:: Information shown ::

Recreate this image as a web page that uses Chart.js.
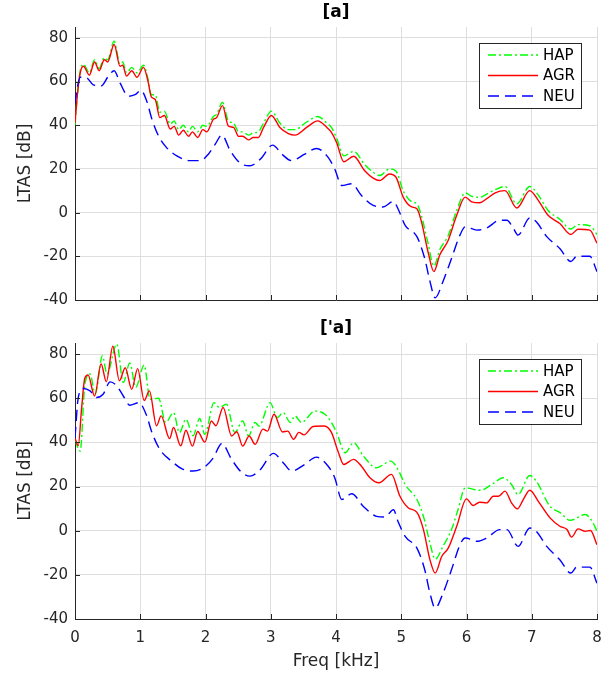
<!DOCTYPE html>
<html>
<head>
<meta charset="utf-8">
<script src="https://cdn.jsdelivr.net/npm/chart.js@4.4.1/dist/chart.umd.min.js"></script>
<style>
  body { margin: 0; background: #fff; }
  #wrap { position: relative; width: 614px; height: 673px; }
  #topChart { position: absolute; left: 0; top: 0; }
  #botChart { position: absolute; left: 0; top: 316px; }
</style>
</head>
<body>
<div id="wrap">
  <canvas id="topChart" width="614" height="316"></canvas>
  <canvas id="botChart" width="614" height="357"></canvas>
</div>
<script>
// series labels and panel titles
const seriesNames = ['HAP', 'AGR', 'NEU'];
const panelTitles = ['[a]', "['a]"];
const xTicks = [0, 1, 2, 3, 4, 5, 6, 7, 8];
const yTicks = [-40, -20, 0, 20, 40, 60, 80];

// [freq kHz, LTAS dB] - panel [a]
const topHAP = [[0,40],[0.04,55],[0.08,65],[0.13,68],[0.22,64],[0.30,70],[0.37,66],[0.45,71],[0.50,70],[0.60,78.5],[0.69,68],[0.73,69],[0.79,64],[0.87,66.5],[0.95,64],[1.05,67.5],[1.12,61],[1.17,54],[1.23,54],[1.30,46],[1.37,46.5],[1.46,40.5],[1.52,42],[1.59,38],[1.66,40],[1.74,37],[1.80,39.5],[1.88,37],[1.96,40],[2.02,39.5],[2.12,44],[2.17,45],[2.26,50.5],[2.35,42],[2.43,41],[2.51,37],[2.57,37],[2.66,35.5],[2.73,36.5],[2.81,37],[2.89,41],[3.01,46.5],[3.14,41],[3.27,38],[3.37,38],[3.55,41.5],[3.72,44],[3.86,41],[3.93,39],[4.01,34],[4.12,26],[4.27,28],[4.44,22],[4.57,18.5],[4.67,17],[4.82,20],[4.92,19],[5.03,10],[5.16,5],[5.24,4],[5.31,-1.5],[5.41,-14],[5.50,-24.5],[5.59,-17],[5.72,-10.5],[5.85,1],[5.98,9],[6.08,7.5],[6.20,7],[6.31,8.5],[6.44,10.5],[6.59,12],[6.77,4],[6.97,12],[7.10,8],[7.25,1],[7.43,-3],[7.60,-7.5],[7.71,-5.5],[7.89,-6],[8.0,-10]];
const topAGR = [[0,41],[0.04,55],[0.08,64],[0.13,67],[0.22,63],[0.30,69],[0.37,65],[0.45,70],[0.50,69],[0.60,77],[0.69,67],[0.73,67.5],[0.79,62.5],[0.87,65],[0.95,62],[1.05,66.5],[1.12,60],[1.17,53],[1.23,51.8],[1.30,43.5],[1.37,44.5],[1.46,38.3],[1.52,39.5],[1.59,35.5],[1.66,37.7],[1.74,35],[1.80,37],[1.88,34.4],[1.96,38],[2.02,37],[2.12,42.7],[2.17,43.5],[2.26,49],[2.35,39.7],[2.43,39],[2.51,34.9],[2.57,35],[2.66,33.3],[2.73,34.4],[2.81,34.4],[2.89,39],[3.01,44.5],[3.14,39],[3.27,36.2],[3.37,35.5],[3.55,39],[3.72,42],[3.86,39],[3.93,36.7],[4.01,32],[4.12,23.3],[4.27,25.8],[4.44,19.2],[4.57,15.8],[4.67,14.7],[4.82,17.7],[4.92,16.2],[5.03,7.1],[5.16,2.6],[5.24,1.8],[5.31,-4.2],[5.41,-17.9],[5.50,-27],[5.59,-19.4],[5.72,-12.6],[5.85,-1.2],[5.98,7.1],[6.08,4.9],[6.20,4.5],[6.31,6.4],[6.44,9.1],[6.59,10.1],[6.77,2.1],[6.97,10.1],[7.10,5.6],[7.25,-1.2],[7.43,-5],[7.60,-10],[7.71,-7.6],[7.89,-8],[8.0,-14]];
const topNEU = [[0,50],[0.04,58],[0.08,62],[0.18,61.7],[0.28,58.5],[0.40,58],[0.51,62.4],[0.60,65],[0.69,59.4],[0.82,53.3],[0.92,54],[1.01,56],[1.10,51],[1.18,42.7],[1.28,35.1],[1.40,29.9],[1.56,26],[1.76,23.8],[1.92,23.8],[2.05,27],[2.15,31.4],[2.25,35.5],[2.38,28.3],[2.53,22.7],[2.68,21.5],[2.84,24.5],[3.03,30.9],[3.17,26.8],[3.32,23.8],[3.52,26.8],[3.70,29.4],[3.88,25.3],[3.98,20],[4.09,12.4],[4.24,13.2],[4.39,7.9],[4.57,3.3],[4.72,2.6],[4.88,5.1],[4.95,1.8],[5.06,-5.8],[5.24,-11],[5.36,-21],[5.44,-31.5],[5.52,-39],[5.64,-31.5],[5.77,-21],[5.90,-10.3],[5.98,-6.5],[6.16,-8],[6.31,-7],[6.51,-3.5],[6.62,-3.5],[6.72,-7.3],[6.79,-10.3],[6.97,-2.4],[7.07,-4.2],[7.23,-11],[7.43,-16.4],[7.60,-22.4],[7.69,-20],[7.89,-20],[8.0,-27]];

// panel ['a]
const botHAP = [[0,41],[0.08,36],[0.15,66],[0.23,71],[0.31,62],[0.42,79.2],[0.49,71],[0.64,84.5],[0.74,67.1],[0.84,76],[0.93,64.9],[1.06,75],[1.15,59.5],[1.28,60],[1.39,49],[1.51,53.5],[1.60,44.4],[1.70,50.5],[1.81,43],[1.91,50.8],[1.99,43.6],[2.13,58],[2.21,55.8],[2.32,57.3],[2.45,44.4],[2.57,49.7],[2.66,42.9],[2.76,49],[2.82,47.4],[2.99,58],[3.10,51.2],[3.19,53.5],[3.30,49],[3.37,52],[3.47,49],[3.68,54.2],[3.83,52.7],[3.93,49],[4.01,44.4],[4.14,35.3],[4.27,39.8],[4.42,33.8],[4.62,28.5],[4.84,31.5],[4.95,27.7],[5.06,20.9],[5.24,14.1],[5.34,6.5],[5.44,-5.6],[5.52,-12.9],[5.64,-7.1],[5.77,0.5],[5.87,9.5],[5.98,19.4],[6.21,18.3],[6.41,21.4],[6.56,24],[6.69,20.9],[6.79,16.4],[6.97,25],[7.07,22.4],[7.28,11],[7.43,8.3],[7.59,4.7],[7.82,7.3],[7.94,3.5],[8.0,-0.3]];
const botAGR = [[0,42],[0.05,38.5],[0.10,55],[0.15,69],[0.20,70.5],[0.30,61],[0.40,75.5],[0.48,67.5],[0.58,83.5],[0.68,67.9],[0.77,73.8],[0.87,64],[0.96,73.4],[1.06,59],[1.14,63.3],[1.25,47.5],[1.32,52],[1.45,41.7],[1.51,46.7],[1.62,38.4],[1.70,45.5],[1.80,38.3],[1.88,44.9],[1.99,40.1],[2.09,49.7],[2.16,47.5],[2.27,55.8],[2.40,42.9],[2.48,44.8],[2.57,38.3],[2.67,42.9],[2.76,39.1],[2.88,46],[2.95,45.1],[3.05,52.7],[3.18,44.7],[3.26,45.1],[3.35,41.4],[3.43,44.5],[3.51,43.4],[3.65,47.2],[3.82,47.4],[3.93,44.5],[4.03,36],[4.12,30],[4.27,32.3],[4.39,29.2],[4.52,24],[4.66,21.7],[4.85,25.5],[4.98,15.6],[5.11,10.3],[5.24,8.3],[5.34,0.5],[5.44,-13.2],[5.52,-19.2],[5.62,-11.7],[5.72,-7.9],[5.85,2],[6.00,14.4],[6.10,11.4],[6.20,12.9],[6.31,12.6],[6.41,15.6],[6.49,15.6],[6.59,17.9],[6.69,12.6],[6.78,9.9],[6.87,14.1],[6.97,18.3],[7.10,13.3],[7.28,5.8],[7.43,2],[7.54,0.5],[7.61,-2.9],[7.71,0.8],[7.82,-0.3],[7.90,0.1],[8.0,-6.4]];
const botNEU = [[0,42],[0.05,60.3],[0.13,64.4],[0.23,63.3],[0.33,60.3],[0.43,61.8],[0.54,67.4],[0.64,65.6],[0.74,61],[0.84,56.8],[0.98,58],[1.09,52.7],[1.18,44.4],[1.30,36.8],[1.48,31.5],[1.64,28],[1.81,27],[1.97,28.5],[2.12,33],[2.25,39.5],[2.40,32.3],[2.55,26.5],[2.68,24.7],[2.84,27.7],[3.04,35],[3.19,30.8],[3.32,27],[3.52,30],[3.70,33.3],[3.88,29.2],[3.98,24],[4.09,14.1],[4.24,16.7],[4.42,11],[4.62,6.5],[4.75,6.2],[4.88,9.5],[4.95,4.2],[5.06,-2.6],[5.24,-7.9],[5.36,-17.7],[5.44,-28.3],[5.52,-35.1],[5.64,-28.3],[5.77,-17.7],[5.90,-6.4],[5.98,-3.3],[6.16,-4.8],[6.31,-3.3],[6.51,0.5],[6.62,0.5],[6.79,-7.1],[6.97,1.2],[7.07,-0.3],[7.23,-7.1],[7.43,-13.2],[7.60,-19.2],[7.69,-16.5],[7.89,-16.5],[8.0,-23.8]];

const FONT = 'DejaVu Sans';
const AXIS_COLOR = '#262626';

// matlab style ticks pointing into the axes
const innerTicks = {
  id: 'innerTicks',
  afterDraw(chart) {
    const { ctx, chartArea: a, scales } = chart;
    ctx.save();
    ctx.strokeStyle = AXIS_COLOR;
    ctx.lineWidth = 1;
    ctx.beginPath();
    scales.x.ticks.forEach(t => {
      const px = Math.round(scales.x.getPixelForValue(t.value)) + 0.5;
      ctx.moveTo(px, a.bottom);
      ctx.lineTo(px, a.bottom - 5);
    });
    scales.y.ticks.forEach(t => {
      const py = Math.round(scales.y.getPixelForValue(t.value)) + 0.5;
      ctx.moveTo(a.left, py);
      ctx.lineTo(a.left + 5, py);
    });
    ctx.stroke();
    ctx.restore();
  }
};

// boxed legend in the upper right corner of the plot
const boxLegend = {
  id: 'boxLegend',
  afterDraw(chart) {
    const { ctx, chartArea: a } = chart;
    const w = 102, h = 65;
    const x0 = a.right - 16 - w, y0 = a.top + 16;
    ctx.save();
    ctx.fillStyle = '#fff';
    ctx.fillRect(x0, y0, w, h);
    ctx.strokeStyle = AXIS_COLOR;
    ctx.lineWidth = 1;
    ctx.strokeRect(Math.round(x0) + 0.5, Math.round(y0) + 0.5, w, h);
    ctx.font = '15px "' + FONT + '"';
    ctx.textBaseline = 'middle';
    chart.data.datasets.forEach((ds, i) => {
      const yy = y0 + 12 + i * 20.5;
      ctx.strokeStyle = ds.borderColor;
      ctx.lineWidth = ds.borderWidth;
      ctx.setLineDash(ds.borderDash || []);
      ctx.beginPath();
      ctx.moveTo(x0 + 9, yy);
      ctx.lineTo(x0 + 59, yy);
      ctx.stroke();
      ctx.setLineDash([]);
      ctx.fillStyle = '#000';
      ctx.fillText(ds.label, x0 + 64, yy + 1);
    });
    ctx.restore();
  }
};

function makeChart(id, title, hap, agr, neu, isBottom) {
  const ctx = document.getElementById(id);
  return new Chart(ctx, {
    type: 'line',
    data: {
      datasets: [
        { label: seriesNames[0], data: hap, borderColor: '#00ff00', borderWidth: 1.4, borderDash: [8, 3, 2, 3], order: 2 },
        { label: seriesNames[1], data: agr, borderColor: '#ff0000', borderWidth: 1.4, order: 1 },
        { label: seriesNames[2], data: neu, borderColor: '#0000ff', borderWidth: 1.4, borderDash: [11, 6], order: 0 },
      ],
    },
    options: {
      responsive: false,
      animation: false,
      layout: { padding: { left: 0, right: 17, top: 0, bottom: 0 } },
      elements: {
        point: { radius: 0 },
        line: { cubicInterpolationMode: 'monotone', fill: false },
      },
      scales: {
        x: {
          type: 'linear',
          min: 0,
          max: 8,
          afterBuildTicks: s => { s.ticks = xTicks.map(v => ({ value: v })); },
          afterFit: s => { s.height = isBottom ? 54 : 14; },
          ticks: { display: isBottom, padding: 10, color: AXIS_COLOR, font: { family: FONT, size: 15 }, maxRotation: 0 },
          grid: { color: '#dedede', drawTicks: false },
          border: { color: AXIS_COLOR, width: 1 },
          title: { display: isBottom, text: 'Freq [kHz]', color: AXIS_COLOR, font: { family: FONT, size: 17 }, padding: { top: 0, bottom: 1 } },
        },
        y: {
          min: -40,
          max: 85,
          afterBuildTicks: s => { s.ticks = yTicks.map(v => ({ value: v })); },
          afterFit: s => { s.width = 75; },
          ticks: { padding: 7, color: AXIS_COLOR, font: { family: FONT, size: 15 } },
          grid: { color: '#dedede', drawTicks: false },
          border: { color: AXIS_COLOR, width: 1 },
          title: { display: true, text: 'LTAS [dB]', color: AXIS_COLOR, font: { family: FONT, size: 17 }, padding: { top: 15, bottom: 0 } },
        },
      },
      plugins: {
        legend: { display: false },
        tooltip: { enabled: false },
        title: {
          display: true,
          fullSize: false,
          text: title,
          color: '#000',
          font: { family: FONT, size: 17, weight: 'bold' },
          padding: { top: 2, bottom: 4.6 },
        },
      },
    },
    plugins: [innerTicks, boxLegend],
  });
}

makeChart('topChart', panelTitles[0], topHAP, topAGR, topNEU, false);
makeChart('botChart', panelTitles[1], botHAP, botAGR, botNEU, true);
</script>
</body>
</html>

:::

▸ **Challenge**:
Pictures stay out. Print the data exactly, from its first line through the line containing "const yTicks = [-40, -20, 0, 20, 40, 60, 80];".

▸ **Expected answer**:
Recreate this image as a web page that uses Chart.js.
<!DOCTYPE html>
<html>
<head>
<meta charset="utf-8">
<script src="https://cdn.jsdelivr.net/npm/chart.js@4.4.1/dist/chart.umd.min.js"></script>
<style>
  body { margin: 0; background: #fff; }
  #wrap { position: relative; width: 614px; height: 673px; }
  #topChart { position: absolute; left: 0; top: 0; }
  #botChart { position: absolute; left: 0; top: 316px; }
</style>
</head>
<body>
<div id="wrap">
  <canvas id="topChart" width="614" height="316"></canvas>
  <canvas id="botChart" width="614" height="357"></canvas>
</div>
<script>
// series labels and panel titles
const seriesNames = ['HAP', 'AGR', 'NEU'];
const panelTitles = ['[a]', "['a]"];
const xTicks = [0, 1, 2, 3, 4, 5, 6, 7, 8];
const yTicks = [-40, -20, 0, 20, 40, 60, 80];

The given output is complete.